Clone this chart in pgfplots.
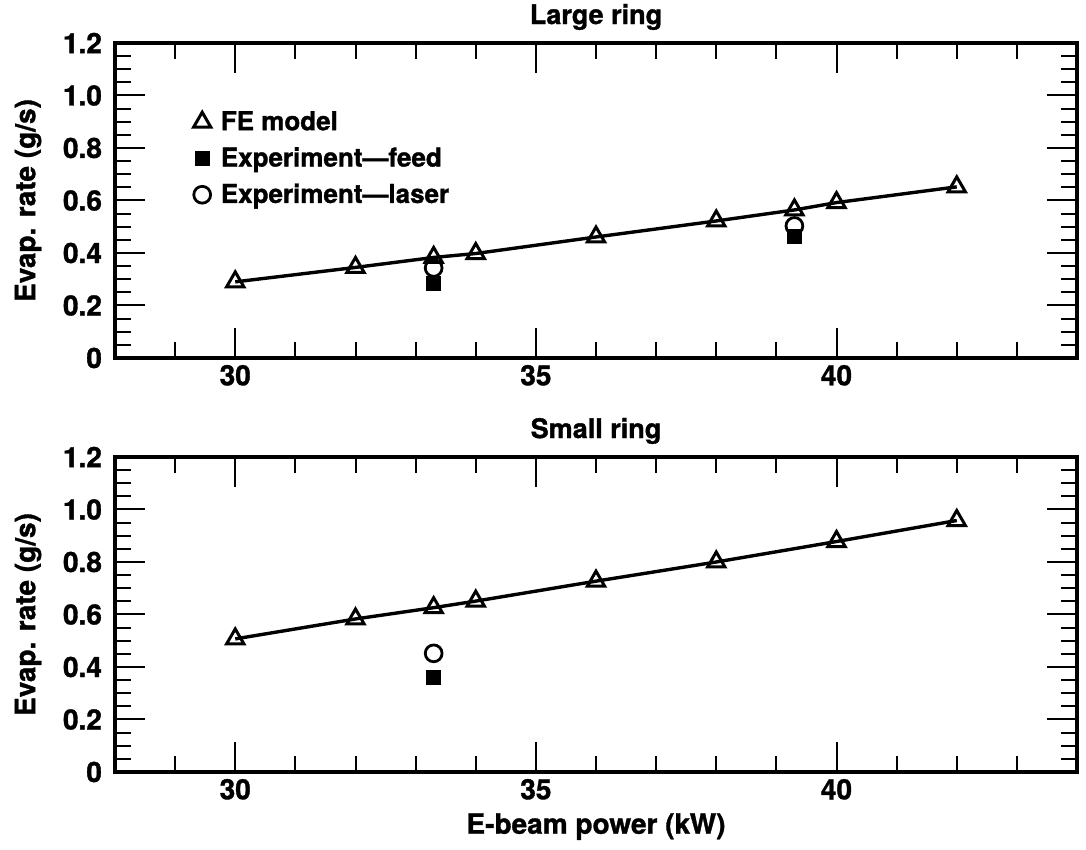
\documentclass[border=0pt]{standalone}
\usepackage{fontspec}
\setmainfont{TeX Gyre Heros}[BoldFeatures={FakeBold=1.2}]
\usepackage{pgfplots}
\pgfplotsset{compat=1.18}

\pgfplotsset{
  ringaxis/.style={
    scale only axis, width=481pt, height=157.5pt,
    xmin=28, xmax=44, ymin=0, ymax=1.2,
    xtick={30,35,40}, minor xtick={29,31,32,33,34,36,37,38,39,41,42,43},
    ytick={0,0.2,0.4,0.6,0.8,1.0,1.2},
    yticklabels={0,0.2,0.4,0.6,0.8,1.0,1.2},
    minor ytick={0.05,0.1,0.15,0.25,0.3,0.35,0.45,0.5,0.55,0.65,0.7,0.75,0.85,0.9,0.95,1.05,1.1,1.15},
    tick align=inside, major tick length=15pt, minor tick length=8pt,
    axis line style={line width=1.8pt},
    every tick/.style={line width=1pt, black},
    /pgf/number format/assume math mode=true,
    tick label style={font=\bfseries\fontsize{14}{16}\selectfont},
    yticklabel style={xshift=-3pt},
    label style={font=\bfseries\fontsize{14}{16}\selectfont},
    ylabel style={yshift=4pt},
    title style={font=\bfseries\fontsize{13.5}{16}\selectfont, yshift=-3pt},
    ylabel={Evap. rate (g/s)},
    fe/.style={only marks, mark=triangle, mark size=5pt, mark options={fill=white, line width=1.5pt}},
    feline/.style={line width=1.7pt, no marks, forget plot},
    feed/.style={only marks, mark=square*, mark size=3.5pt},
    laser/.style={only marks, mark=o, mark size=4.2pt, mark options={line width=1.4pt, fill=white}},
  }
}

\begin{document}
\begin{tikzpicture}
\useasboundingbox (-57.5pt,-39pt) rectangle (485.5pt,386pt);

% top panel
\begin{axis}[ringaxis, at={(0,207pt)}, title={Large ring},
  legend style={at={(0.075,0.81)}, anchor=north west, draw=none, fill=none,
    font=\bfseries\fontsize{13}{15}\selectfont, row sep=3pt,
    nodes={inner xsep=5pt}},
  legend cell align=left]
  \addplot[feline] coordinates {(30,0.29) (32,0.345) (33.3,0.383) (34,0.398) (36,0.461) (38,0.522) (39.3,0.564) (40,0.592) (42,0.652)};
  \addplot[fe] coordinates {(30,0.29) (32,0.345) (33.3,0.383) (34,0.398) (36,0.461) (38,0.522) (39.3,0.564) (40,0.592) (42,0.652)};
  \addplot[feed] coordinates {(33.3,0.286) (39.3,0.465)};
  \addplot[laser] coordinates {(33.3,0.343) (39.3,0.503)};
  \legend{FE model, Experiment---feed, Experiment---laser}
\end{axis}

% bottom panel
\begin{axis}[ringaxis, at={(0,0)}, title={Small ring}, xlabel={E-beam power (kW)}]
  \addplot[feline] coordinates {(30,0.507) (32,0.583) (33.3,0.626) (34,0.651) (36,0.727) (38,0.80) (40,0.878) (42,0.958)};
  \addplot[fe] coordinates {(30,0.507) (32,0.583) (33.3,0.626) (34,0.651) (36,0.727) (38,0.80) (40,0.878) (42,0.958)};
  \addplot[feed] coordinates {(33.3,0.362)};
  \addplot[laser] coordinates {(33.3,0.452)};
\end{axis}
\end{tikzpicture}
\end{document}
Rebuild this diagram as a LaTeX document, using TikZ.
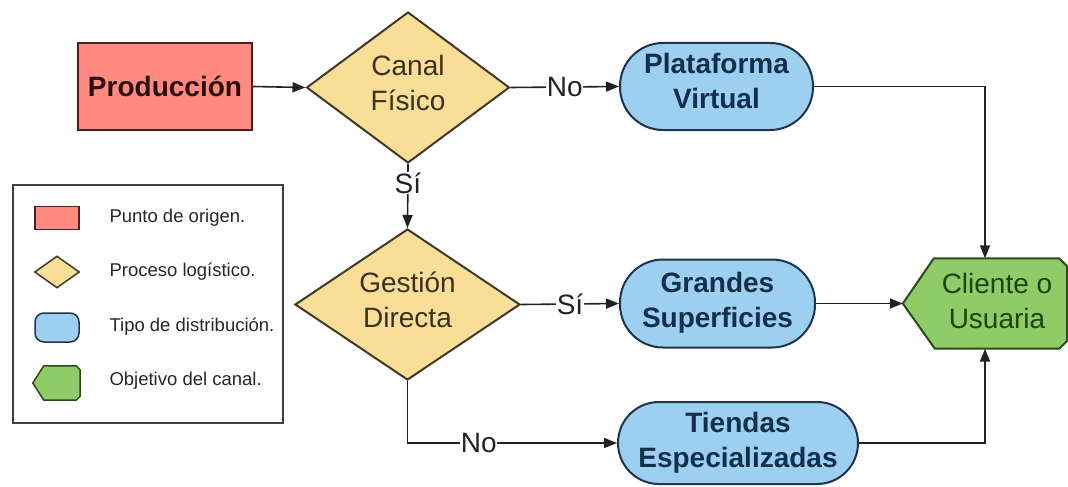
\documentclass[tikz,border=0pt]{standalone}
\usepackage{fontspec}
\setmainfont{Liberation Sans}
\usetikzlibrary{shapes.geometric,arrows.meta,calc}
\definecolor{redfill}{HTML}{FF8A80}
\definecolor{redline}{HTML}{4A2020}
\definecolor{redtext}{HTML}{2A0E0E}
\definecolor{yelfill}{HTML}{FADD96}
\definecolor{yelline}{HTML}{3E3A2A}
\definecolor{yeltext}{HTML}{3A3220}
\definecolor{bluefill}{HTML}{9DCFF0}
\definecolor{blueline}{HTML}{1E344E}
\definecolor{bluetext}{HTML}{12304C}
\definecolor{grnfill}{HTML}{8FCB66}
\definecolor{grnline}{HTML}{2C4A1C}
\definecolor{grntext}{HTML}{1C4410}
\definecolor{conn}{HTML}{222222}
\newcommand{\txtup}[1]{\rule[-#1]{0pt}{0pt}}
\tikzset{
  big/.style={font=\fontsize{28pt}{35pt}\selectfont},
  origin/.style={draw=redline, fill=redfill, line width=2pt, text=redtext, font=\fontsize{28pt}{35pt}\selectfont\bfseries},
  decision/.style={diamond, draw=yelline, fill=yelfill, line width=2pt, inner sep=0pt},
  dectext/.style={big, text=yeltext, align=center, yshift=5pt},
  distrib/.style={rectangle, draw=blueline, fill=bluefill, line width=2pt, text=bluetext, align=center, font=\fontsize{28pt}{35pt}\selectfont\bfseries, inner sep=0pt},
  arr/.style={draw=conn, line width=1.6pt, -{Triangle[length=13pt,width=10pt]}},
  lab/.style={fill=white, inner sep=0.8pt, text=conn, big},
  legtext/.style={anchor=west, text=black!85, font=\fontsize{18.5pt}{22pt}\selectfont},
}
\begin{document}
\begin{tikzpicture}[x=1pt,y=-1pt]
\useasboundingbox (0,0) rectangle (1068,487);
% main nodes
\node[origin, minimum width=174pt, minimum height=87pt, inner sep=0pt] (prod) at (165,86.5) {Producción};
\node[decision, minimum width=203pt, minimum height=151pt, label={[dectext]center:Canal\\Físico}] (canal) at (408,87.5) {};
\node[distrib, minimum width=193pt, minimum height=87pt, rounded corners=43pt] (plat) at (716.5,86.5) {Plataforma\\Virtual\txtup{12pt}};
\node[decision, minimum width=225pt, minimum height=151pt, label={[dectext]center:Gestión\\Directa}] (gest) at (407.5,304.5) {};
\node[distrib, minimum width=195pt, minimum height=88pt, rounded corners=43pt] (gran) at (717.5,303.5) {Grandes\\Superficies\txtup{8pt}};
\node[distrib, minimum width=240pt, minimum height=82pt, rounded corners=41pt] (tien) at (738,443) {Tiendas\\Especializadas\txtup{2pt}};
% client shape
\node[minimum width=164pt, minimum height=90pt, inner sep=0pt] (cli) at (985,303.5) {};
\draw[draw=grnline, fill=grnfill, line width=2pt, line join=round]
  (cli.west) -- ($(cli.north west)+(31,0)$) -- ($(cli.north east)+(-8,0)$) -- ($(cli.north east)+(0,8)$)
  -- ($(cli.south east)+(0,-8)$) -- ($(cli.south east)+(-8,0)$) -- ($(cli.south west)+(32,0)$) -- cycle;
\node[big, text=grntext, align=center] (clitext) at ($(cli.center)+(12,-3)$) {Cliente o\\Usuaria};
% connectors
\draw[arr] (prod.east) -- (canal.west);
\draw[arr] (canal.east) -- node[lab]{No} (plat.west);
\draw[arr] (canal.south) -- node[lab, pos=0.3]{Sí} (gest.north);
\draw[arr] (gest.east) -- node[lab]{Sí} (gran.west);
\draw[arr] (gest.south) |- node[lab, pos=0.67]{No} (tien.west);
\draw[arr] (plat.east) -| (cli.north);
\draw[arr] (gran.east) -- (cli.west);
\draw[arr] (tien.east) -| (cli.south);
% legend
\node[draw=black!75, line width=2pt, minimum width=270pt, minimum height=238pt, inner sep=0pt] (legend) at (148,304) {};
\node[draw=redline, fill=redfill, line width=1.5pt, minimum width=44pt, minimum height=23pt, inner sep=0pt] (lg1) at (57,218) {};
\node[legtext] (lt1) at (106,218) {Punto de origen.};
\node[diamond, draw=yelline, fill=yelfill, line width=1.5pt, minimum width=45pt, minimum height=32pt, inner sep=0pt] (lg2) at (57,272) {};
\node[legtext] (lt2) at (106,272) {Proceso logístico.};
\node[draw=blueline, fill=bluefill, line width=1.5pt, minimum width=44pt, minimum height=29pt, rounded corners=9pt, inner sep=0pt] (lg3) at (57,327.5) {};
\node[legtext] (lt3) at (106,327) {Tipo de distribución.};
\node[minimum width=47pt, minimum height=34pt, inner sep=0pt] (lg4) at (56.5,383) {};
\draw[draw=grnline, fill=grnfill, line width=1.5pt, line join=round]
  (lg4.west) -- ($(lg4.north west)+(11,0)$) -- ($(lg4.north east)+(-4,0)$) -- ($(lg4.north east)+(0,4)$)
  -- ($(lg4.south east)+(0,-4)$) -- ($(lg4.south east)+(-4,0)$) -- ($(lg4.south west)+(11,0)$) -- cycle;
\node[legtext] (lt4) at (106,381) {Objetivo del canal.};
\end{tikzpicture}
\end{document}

=-=-=

* _EXERCISE DESCRIPTION_
Repeat the listing above from its first line through the line that contains "(-57.5pt,-39pt) rectangle (485.5pt,386pt);", both included, and nothing more. Drop the pictures.

* _SOLUTION FOR THIS PROBLEM_
Clone this chart in pgfplots.
\documentclass[border=0pt]{standalone}
\usepackage{fontspec}
\setmainfont{TeX Gyre Heros}[BoldFeatures={FakeBold=1.2}]
\usepackage{pgfplots}
\pgfplotsset{compat=1.18}

\pgfplotsset{
  ringaxis/.style={
    scale only axis, width=481pt, height=157.5pt,
    xmin=28, xmax=44, ymin=0, ymax=1.2,
    xtick={30,35,40}, minor xtick={29,31,32,33,34,36,37,38,39,41,42,43},
    ytick={0,0.2,0.4,0.6,0.8,1.0,1.2},
    yticklabels={0,0.2,0.4,0.6,0.8,1.0,1.2},
    minor ytick={0.05,0.1,0.15,0.25,0.3,0.35,0.45,0.5,0.55,0.65,0.7,0.75,0.85,0.9,0.95,1.05,1.1,1.15},
    tick align=inside, major tick length=15pt, minor tick length=8pt,
    axis line style={line width=1.8pt},
    every tick/.style={line width=1pt, black},
    /pgf/number format/assume math mode=true,
    tick label style={font=\bfseries\fontsize{14}{16}\selectfont},
    yticklabel style={xshift=-3pt},
    label style={font=\bfseries\fontsize{14}{16}\selectfont},
    ylabel style={yshift=4pt},
    title style={font=\bfseries\fontsize{13.5}{16}\selectfont, yshift=-3pt},
    ylabel={Evap. rate (g/s)},
    fe/.style={only marks, mark=triangle, mark size=5pt, mark options={fill=white, line width=1.5pt}},
    feline/.style={line width=1.7pt, no marks, forget plot},
    feed/.style={only marks, mark=square*, mark size=3.5pt},
    laser/.style={only marks, mark=o, mark size=4.2pt, mark options={line width=1.4pt, fill=white}},
  }
}

\begin{document}
\begin{tikzpicture}
\useasboundingbox (-57.5pt,-39pt) rectangle (485.5pt,386pt);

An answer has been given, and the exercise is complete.